Defende, sobretudo, os portugueses que mostraram não ser “menos pessoas ou menos inteligentes” por terem fé. Só que estes dias, “também foram dias onde alguns permitiram um ataque vil àquilo que é ser católico”, critica.

Recorde-se que na madrugada deste domingo, a estátua de Santo António em Torres Novas, que carrega o menino Jesus ao colo, foi vandalizada. Ambas as figuras bíblicas foram decapitadas.

De acordo com o relatório diário da operação Jornada Mundial da Juventude 2023, do Sistema de Segurança Interna, junto à estátua que está situada a 20 quilómetros de Fátima foram deixados dois cartazes com mensagens de ódio: “Deus está morto” e “Seus pedófilos”. Estimam-se 13 mil euros em danos.

O que dizem os políticos?

“Portugal superou a sua tarefa”, disse a ministra adjunta dos Assuntos Parlamentares aos jornalistas, este domingo. Ana Catarina Mendes acredita que é altura de o governo português agradecer a todos os serviços que se mobilizaram e está convicta de que Portugal terá retorno financeiro depois da Jornada Mundial da Juventude.

António Costa concorda, mas não prevê efeitos imediatos.

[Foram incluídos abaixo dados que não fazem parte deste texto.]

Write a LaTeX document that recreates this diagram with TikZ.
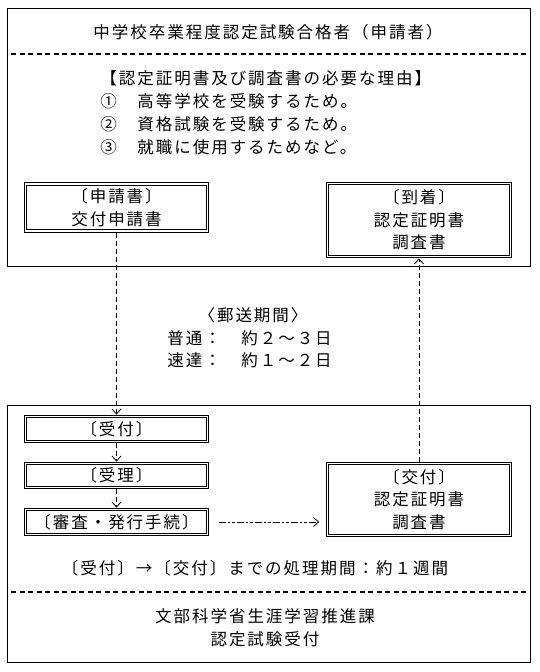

O primeiro-ministro diz que Portugal irá "colher os frutos", ainda que "ao longo dos próximos anos".

Em última análise, afirma que “todo o país tem muito orgulho na forma como tudo correu", descrevendo esta semana como “um momento de grande alegria” e “muita energia”.

Contrariando as críticas iniciais dirigidas ao evento em Lisboa, o líder do PSD, Luís Montenegro, aponta o balanço “muito positivo” e considera que Portugal correspondeu ao desafio, apesar das incidências registadas.

No passeio marítimo de Algés, Marcelo Rebelo de Sousa agradeceu aos portugueses, católicos e não católicos, o envolvimento e a compreensão que demonstraram nos últimos dias.

O Presidente da República destacou ainda a “mensagem de esperança” deixada pelo Papa Francisco.